Lao Tzu or Laozi's name is composed of two Chinese characters, 老子, the first of which means "old" or "old man" (pronounced lou in Cantonese and actually used as an informal title of respect or affection when placed in front of the family-name, as in "Old Man Jones"), and the second of which means "child" or "son" or "scion" (pronounced jai in Cantonese, such as in the famous 1981 Hong Kong kung fu movie 敗家仔 which is usually rendered, somewhat loosely, as Prodigal Son in English).
The fact that this name is almost certainly related to the heavenly cycles is immediately apparent from the illustration below, in which I have placed the two characters which make up Laozi's name upon a New Year's postcard from 1910 showing the common tradition of depicting a youthful "Baby New Year" replacing the Old Year, who is depicted as an old man:
The symbolism, of course, comes from the fact that on a great circle or cycle, and endpoint of one cycle is also simultaneously the beginning of another one. We can see this truth being explored in the Tao Te Ching, and its discussion of the endless unfolding and folding-in-again of the "myriad things." In the scriptures of the Bible (both Old and New Testaments), we see a similar concept in the discussions of the last who becomes the first, and in "the Alpha and the Omega, the beginning and the end, the first and the last."

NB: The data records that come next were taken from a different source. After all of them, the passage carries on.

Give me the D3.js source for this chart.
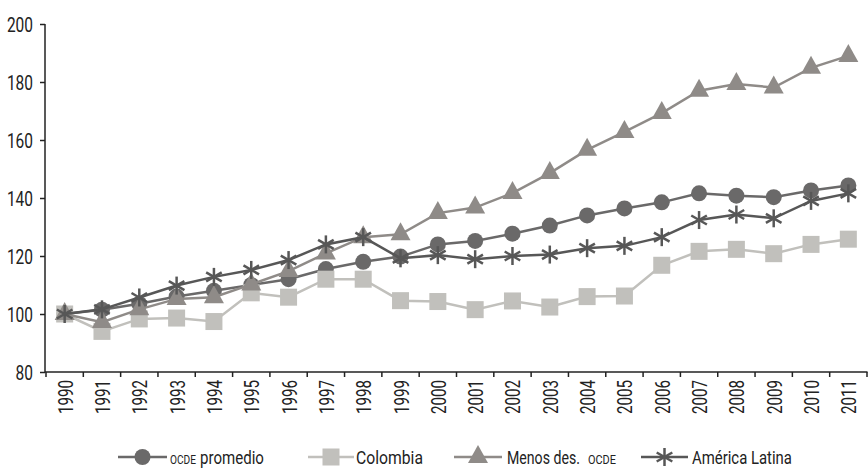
<!DOCTYPE html>
<html><head><meta charset="utf-8">
<script src="https://cdn.jsdelivr.net/npm/d3@7"></script>
<style>
html,body{margin:0;padding:0;background:#fff;}
svg text{font-family:Roboto,"DejaVu Sans",sans-serif;fill:#222;}
</style></head>
<body><svg id="c" width="868" height="471"></svg>
<script>
const years = ["1990","1991","1992","1993","1994","1995","1996","1997","1998","1999","2000","2001","2002","2003","2004","2005","2006","2007","2008","2009","2010","2011"];
const ocdePromedio = [100,101.5,103.5,106,108,110,112,115.5,118,119.8,124,125.2,127.7,130.5,134,136.4,138.5,141.6,140.8,140.3,142.6,144.3];
const colombia = [100,94,98.3,98.6,97.4,107.3,105.8,112,112,104.6,104.3,101.5,104.5,102.4,106,106.2,116.8,121.6,122.3,120.8,124,125.8];
const menosDes = [100,97.2,101.6,105.2,105.8,110.2,114.8,120.9,126.5,127.5,134.8,136.7,141.7,148.6,156.6,162.8,169.3,177,179.3,178.1,184.9,189];
const americaLatina = [100,101.6,105.7,109.8,112.8,115.2,118.6,124,126.5,119.2,120.3,118.9,120,120.5,122.7,123.5,126.5,132.4,134.3,133,139,141.6];
const yTicks = [80,100,120,140,160,180,200];
const seriesNames = ["OCDE promedio","Colombia","Menos des. OCDE","América Latina"];

const series = [
  {name:seriesNames[0], values:ocdePromedio, color:"#6a6969", marker:"circle"},
  {name:seriesNames[1], values:colombia, color:"#c1c0bc", marker:"square"},
  {name:seriesNames[2], values:menosDes, color:"#8f8b88", marker:"triangle"},
  {name:seriesNames[3], values:americaLatina, color:"#575757", marker:"star"}
];

const svg = d3.select("#c");
const x = d3.scaleBand().domain(years).range([46, 867]).padding(0);
const y = d3.scaleLinear().domain([80, 200]).range([372, 24]);
const cx = d => x(d) + x.bandwidth()/2;

// Y axis
const yAxis = svg.append("g").attr("transform","translate(45,0)")
  .call(d3.axisLeft(y).tickValues(yTicks).tickSize(5).tickPadding(7).tickFormat(d3.format("d")));
yAxis.select(".domain").attr("d","M0,"+y(200)+"V"+y(80)).attr("stroke","#222").attr("stroke-width",1.5);
yAxis.selectAll(".tick line").attr("stroke","#222").attr("stroke-width",1.5);
yAxis.selectAll(".tick text").attr("font-size",21).attr("fill","#222")
  .style("font-family",'Roboto,"DejaVu Sans",sans-serif')
  .attr("dy","0.36em")
  .attr("textLength",d=>String(d).length*8.7).attr("lengthAdjust","spacingAndGlyphs");

// X axis
const xg = svg.append("g");
xg.append("line").attr("x1",45).attr("x2",867.5).attr("y1",y(80)).attr("y2",y(80)).attr("stroke","#222").attr("stroke-width",1.5);
const bounds = years.map(d=>x(d)).concat([x(years[years.length-1])+x.bandwidth()]);
xg.selectAll("line.tk").data(bounds).enter().append("line").attr("class","tk")
  .attr("x1",d=>d).attr("x2",d=>d).attr("y1",y(80)).attr("y2",y(80)+5).attr("stroke","#222").attr("stroke-width",1.5);
xg.selectAll("text.yr").data(years).enter().append("text").attr("class","yr")
  .attr("transform",d=>"translate("+(cx(d)+8)+","+(y(80)+8)+") rotate(-90)")
  .attr("text-anchor","end").attr("font-size",20)
  .attr("textLength",34).attr("lengthAdjust","spacingAndGlyphs").text(d=>d);

function drawMarker(g, type, color, px, py, s){
  if(type==="circle"){
    g.append("circle").attr("cx",px).attr("cy",py).attr("r",8*s).attr("fill",color);
  } else if(type==="square"){
    const h=8.5*s;
    g.append("rect").attr("x",px-h).attr("y",py-h).attr("width",2*h).attr("height",2*h).attr("fill",color);
  } else if(type==="triangle"){
    const w=10*s, t=12*s, b=6*s;
    g.append("path").attr("d",`M${px},${py-t}L${px+w},${py+b}L${px-w},${py+b}Z`).attr("fill",color);
  } else {
    const r=9*s;
    [90,30,150].forEach(a=>{
      const rad=a*Math.PI/180, dx=r*Math.cos(rad), dy=r*Math.sin(rad);
      g.append("line").attr("x1",px-dx).attr("y1",py-dy).attr("x2",px+dx).attr("y2",py+dy)
        .attr("stroke",color).attr("stroke-width",2.5);
    });
  }
}

const line = d3.line().x((d,i)=>cx(years[i])).y(d=>y(d));
series.forEach(s=>{
  const g = svg.append("g");
  g.append("path").attr("d",line(s.values)).attr("fill","none").attr("stroke",s.color).attr("stroke-width",2.5);
  s.values.forEach((v,i)=>drawMarker(g, s.marker, s.color, cx(years[i]), y(v), 1));
});

// Legend (each text piece squeezed horizontally to the reference width)
const ly = 457;
const legendItems = [
  {x1:118,x2:167, parts:[{t:"OCDE",x:170,w:26,fs:12.5},{t:"promedio",x:200,w:64,fs:19}]},
  {x1:308,x2:354, parts:[{t:"Colombia",x:356,w:67,fs:19}]},
  {x1:454,x2:502, parts:[{t:"Menos des.",x:507,w:73,fs:19},{t:"OCDE",x:588,w:28,fs:12.5}]},
  {x1:641,x2:688, parts:[{t:"América Latina",x:692,w:100,fs:19}]}
];
series.forEach((s,i)=>{
  const p = legendItems[i];
  const g = svg.append("g");
  g.append("line").attr("x1",p.x1).attr("x2",p.x2).attr("y1",ly).attr("y2",ly).attr("stroke",s.color).attr("stroke-width",2.5);
  drawMarker(g, s.marker, s.color, (p.x1+p.x2)/2, ly, 1);
  p.parts.forEach(q=>{
    const t = g.append("text").attr("font-size",q.fs).text(q.t);
    const nat = t.node().getComputedTextLength() || q.w;
    const sx = q.w / nat;
    t.attr("transform",`translate(${q.x},${ly+7}) scale(${sx},1)`);
  });
});
</script></body></html>
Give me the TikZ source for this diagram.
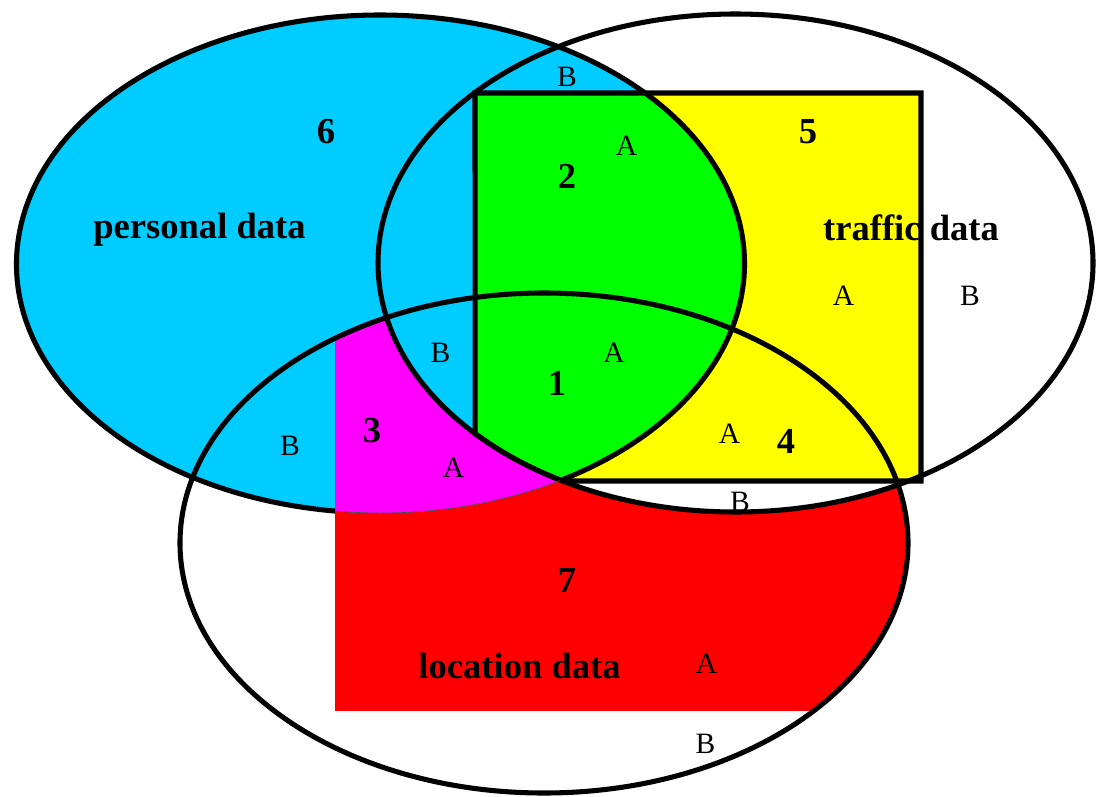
\documentclass[tikz,border=0pt]{standalone}
\usepackage{fontspec}
\setmainfont{Liberation Serif}
\definecolor{persblue}{HTML}{00CCFF}
\definecolor{trafyellow}{HTML}{FFFF00}
\definecolor{bothgreen}{HTML}{00FF00}
\definecolor{locmagenta}{HTML}{FF00FF}
\definecolor{locred}{HTML}{FF0000}

\begin{document}
\begin{tikzpicture}[x=0.025cm, y=-0.025cm,
  outline/.style={draw=black, line width=3.6pt},
  persell/.style={x radius=364, y radius=249},
  trafell/.style={x radius=357.5, y radius=249},
  locell/.style={x radius=364, y radius=250},
  region/.style={inner sep=0pt, anchor=base, font=\fontsize{26}{30}\selectfont\bfseries},
  tag/.style={inner sep=0pt, anchor=base, font=\fontsize{21}{24}\selectfont}]

\useasboundingbox (0,0) rectangle (1096,796);
\coordinate (pc) at (380.5,264);
\coordinate (tc) at (735.5,263);
\coordinate (lc) at (544,543);

\begin{scope}
  \clip (lc) ellipse [locell];
  \fill[locred] (335,0) rectangle (1100,711);
\end{scope}
\fill[white] (tc) ellipse [trafell];
\fill[persblue] (pc) ellipse [persell];
\fill[trafyellow] (475,93) rectangle (921,481);
\begin{scope}
  \clip (pc) ellipse [persell];
  \clip (lc) ellipse [locell];
  \fill[locmagenta] (335,0) rectangle (1100,800);
\end{scope}
\begin{scope}
  \clip (pc) ellipse [persell];
  \clip (tc) ellipse [trafell];
  \fill[persblue] (0,0) rectangle (1100,800);
  \fill[bothgreen] (475,93) rectangle (921,481);
\end{scope}

\draw[outline] (tc) ellipse [trafell];
\draw[outline] (lc) ellipse [locell];
\draw[outline] (335,511.05) arc[start angle=97.18, end angle=420.45, persell];
\draw[outline] (475,93) -- (921,93) -- (921,481) -- (562.8,481)
  arc[start angle=118.9, end angle=136.77, trafell] -- cycle;
\draw[line width=0.5pt, black!70] (335,511.05) arc[start angle=97.18, end angle=60.45, persell];

\node[region] (six) at (326,143) {6};
\node[region] (personal) at (199.5,238) {personal data};
\node[tag] (b6) at (567,86) {B};
\node[tag] (a2) at (626.5,155) {A};
\node[region] (two) at (567,188) {2};
\node[region] (five) at (808,143) {5};
\node[region] (traffic) at (911,240.5) {traffic data};
\node[tag] (a5) at (843.5,305) {A};
\node[tag] (b5) at (970,305) {B};
\node[tag] (b1) at (440.5,362) {B};
\node[tag] (a1) at (614,362) {A};
\node[region] (one) at (557,395) {1};
\node[region] (three) at (372,442) {3};
\node[tag] (b3) at (290,455) {B};
\node[tag] (a3) at (453.5,477) {A};
\node[tag] (a4) at (729.5,443) {A};
\node[region] (four) at (786,453) {4};
\node[tag] (b4) at (740,511) {B};
\node[region] (seven) at (567,592) {7};
\node[region] (location) at (519.5,678) {location data};
\node[tag] (a7) at (706.5,673) {A};
\node[tag] (b7) at (705.5,753) {B};
\end{tikzpicture}
\end{document}
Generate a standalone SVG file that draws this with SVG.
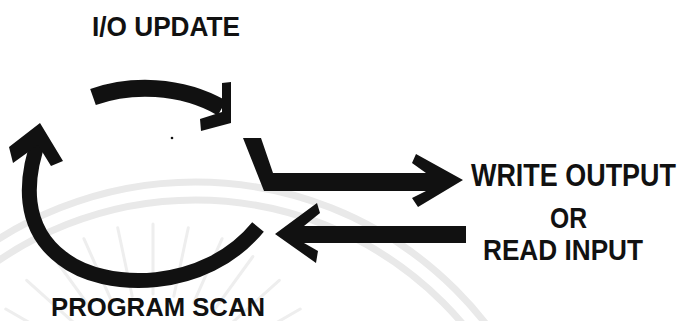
<svg xmlns="http://www.w3.org/2000/svg" width="682" height="321" viewBox="0 0 682 321">
<style>
.wm{fill:none;stroke:#e9e9e9;stroke-width:7}
.ray{stroke:#eeeeee;stroke-width:3;stroke-linecap:round}
.ink{fill:#111}
.arc{fill:none;stroke:#111;stroke-linecap:butt}
.lbl{font-family:"Liberation Sans",Arial,sans-serif;font-weight:bold;fill:#111}
</style>
<rect width="682" height="321" fill="#fff"/>
<g id="watermark">
<circle class="wm" cx="195.5" cy="550" r="368"/>
<circle class="wm" cx="195.5" cy="550" r="350"/>
<line class="ray" x1="153" y1="294" x2="153" y2="224"/>
<line class="ray" x1="173.8" y1="296.2" x2="188.3" y2="227.7"/>
<line class="ray" x1="132.2" y1="296.2" x2="117.7" y2="227.7"/>
<line class="ray" x1="193.7" y1="302.6" x2="222.1" y2="238.7"/>
<line class="ray" x1="112.3" y1="302.6" x2="83.9" y2="238.7"/>
<line class="ray" x1="211.8" y1="313.1" x2="252.9" y2="256.5"/>
<line class="ray" x1="94.2" y1="313.1" x2="53.1" y2="256.5"/>
<line class="ray" x1="227.3" y1="327.1" x2="279.3" y2="280.3"/>
<line class="ray" x1="78.7" y1="327.1" x2="26.7" y2="280.3"/>
<line class="ray" x1="239.6" y1="344" x2="300.2" y2="309"/>
<line class="ray" x1="66.4" y1="344" x2="5.8" y2="309"/>
</g>
<circle cx="172" cy="138" r="1.3" fill="#111"/>
<g id="connectors">
<g id="io-update-arrow">
<path class="arc" stroke-width="17" d="M93,97 C130,84 180,84 222,108"/>
<polygon class="ink" points="222,83 231,82 231,123 201,131 200,119 222,112"/>
</g>
<g id="program-scan-arrow">
<path class="arc" stroke-width="15" d="M40,137 C24,180 22,228 62,258 C105,292 205,292 258,227"/>
<polygon class="ink" points="40,123 63,161 51,166 38,145 13,163 9,147"/>
</g>
<g id="write-output-arrow">
<polygon class="ink" points="243,138 261,138 273,173 426,173 412,163 416,154 463,180 418,207 412,198 426,191 264,191"/>
</g>
<g id="read-input-arrow">
<polygon class="ink" points="275,234 317,203 320,213 304,226 466,226 466,243 304,243 318,251 316,263"/>
</g>
</g>
<g id="io-update"><text class="lbl" x="92" y="36" font-size="27" textLength="148" lengthAdjust="spacingAndGlyphs">I/O UPDATE</text></g>
<g id="write-output"><text class="lbl" transform="translate(471 186) scale(0.869 1)" x="0" y="0" font-size="31">WRITE OUTPUT</text></g>
<g id="or"><text class="lbl" x="550" y="228" font-size="30" textLength="37" lengthAdjust="spacingAndGlyphs">OR</text></g>
<g id="read-input"><text class="lbl" x="483" y="260" font-size="30" textLength="160" lengthAdjust="spacingAndGlyphs">READ INPUT</text></g>
<g id="program-scan"><text class="lbl" x="51" y="315.5" font-size="25" textLength="214" lengthAdjust="spacingAndGlyphs">PROGRAM SCAN</text></g>
</svg>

I have also published some discussions in the past of the fact that the legends surrounding the figure of Bodhidharma (whose name becomes Da Mo 達摩 in China and Daruma in Japan) can be shown to be based upon the same system of celestial metaphor which underlies virtually all of the other ancient myths and scriptures preserved by humanity around the globe.
Note that both Laozi and Da Mo are depicted near the top of the Neijing Tu diagram (the version in the White Cloud Temple in Beijing to which Damo Mitchell makes reference can be seen here -- many other later paintings and charts based upon that one can be found on the web).
Thus, such symbology would seem well-suited to the task of conveying the understanding of the principle by which that which "sits behind creation" or "behind the realm of existence" comes to manifest in the realm of physical matter, as Damo Mitchell describes it in the above video and in his writings and teachings. Note the important part of Damo Mitchell's video in which he explains that the traditional or classical terms and concepts seem to be far more helpful for conveying this information to our understanding, and for developing higher levels of mastery in our practice, than attempts to "intellectualize" or "westernize" the descriptions of the transformations taking place in the Daoist arts.
This discussion also seems to be appropriate for this particular time in the year, when we observe the end of one year and the beginning of another -- often accompanied by resolutions concerning habits and practices we want to incorporate during the upcoming year, in hopes of manifesting something in our lives.
I would humbly submit that some of the practices which Damo Mitchell writes about and teaches about, and discusses in the video above, might be good candidates for "resolutions," if you're so inclined! We should be grateful for teachers and sages who are willing to share their knowledge with us about such things.
I would like to again extend my wishes for a Happy New Year to everyone and blessings in 2017!